*REQUIRED TASK*. Return each line of the data below verbatim; pictures are to be left out.
━━━━━━━━━━
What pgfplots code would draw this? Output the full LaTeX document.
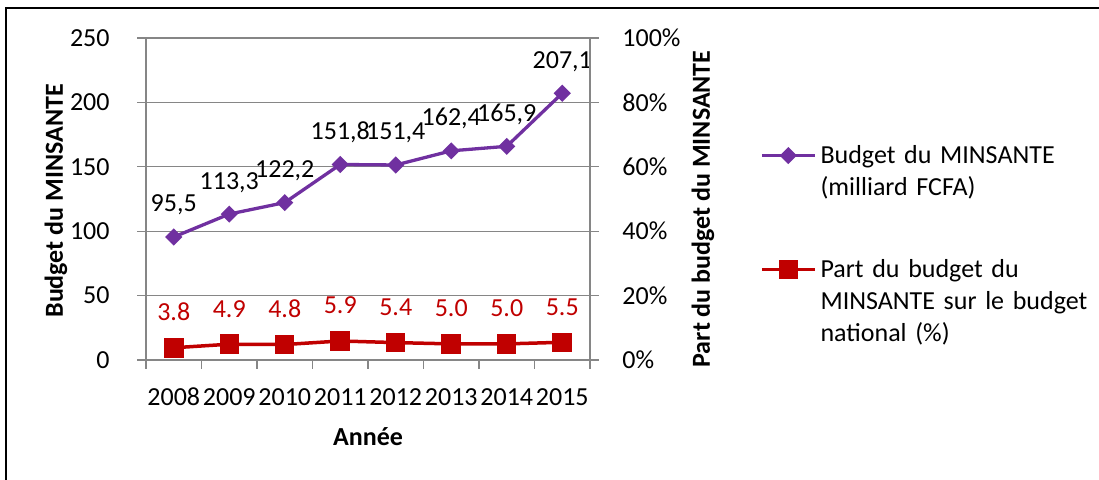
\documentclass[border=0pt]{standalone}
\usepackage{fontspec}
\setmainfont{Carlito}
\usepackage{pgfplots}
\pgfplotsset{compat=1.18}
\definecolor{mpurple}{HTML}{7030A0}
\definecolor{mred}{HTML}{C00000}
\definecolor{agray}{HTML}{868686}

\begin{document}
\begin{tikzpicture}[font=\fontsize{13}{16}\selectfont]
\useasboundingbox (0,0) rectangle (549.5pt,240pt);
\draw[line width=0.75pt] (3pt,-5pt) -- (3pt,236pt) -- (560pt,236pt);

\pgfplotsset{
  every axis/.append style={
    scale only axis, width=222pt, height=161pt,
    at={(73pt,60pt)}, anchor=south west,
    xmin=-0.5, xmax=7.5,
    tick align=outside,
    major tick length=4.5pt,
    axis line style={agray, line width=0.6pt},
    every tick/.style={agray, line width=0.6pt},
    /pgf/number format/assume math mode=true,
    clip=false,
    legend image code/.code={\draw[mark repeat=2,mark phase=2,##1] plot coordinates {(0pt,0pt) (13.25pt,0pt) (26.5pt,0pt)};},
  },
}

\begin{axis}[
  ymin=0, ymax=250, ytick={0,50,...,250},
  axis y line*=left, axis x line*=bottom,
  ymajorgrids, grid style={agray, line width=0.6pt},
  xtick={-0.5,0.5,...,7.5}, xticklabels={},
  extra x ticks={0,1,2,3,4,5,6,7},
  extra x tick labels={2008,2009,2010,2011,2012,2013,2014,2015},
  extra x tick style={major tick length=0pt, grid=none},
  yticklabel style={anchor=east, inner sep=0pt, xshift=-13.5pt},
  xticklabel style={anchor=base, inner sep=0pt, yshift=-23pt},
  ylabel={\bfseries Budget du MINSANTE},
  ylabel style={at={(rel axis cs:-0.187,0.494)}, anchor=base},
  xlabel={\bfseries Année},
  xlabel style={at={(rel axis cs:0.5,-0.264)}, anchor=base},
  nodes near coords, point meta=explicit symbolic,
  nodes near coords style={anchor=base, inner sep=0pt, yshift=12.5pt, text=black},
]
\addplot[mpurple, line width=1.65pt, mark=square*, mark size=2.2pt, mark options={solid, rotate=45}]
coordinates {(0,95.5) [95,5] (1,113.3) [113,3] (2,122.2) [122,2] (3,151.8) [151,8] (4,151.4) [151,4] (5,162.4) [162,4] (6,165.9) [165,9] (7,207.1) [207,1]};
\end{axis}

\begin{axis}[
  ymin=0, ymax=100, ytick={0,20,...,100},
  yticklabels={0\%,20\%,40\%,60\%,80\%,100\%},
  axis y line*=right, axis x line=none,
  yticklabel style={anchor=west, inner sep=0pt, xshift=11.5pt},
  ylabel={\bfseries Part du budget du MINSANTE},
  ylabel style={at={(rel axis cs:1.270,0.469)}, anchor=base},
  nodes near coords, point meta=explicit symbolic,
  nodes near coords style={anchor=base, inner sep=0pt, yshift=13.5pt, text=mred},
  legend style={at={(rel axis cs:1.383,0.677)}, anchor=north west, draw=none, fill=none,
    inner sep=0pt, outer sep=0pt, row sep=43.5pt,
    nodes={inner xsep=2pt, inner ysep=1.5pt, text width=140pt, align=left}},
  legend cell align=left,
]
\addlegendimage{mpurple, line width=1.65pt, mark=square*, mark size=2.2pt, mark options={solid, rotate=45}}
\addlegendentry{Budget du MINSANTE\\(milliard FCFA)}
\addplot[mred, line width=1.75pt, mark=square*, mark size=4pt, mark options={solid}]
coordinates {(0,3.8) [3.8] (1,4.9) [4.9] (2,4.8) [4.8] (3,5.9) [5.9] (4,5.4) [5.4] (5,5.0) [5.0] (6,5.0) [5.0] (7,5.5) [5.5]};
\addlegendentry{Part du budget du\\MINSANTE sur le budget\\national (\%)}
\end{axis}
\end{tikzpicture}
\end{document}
━━━━━━━━━━
*THE COMPLETED TASK*.
What pgfplots code would draw this? Output the full LaTeX document.
\documentclass[border=0pt]{standalone}
\usepackage{fontspec}
\setmainfont{Carlito}
\usepackage{pgfplots}
\pgfplotsset{compat=1.18}
\definecolor{mpurple}{HTML}{7030A0}
\definecolor{mred}{HTML}{C00000}
\definecolor{agray}{HTML}{868686}

\begin{document}
\begin{tikzpicture}[font=\fontsize{13}{16}\selectfont]
\useasboundingbox (0,0) rectangle (549.5pt,240pt);
\draw[line width=0.75pt] (3pt,-5pt) -- (3pt,236pt) -- (560pt,236pt);

\pgfplotsset{
  every axis/.append style={
    scale only axis, width=222pt, height=161pt,
    at={(73pt,60pt)}, anchor=south west,
    xmin=-0.5, xmax=7.5,
    tick align=outside,
    major tick length=4.5pt,
    axis line style={agray, line width=0.6pt},
    every tick/.style={agray, line width=0.6pt},
    /pgf/number format/assume math mode=true,
    clip=false,
    legend image code/.code={\draw[mark repeat=2,mark phase=2,##1] plot coordinates {(0pt,0pt) (13.25pt,0pt) (26.5pt,0pt)};},
  },
}

\begin{axis}[
  ymin=0, ymax=250, ytick={0,50,...,250},
  axis y line*=left, axis x line*=bottom,
  ymajorgrids, grid style={agray, line width=0.6pt},
  xtick={-0.5,0.5,...,7.5}, xticklabels={},
  extra x ticks={0,1,2,3,4,5,6,7},
  extra x tick labels={2008,2009,2010,2011,2012,2013,2014,2015},
  extra x tick style={major tick length=0pt, grid=none},
  yticklabel style={anchor=east, inner sep=0pt, xshift=-13.5pt},
  xticklabel style={anchor=base, inner sep=0pt, yshift=-23pt},
  ylabel={\bfseries Budget du MINSANTE},
  ylabel style={at={(rel axis cs:-0.187,0.494)}, anchor=base},
  xlabel={\bfseries Année},
  xlabel style={at={(rel axis cs:0.5,-0.264)}, anchor=base},
  nodes near coords, point meta=explicit symbolic,
  nodes near coords style={anchor=base, inner sep=0pt, yshift=12.5pt, text=black},
]
\addplot[mpurple, line width=1.65pt, mark=square*, mark size=2.2pt, mark options={solid, rotate=45}]
coordinates {(0,95.5) [95,5] (1,113.3) [113,3] (2,122.2) [122,2] (3,151.8) [151,8] (4,151.4) [151,4] (5,162.4) [162,4] (6,165.9) [165,9] (7,207.1) [207,1]};
\end{axis}

\begin{axis}[
  ymin=0, ymax=100, ytick={0,20,...,100},
  yticklabels={0\%,20\%,40\%,60\%,80\%,100\%},
  axis y line*=right, axis x line=none,
  yticklabel style={anchor=west, inner sep=0pt, xshift=11.5pt},
  ylabel={\bfseries Part du budget du MINSANTE},
  ylabel style={at={(rel axis cs:1.270,0.469)}, anchor=base},
  nodes near coords, point meta=explicit symbolic,
  nodes near coords style={anchor=base, inner sep=0pt, yshift=13.5pt, text=mred},
  legend style={at={(rel axis cs:1.383,0.677)}, anchor=north west, draw=none, fill=none,
    inner sep=0pt, outer sep=0pt, row sep=43.5pt,
    nodes={inner xsep=2pt, inner ysep=1.5pt, text width=140pt, align=left}},
  legend cell align=left,
]
\addlegendimage{mpurple, line width=1.65pt, mark=square*, mark size=2.2pt, mark options={solid, rotate=45}}
\addlegendentry{Budget du MINSANTE\\(milliard FCFA)}
\addplot[mred, line width=1.75pt, mark=square*, mark size=4pt, mark options={solid}]
coordinates {(0,3.8) [3.8] (1,4.9) [4.9] (2,4.8) [4.8] (3,5.9) [5.9] (4,5.4) [5.4] (5,5.0) [5.0] (6,5.0) [5.0] (7,5.5) [5.5]};
\addlegendentry{Part du budget du\\MINSANTE sur le budget\\national (\%)}
\end{axis}
\end{tikzpicture}
\end{document}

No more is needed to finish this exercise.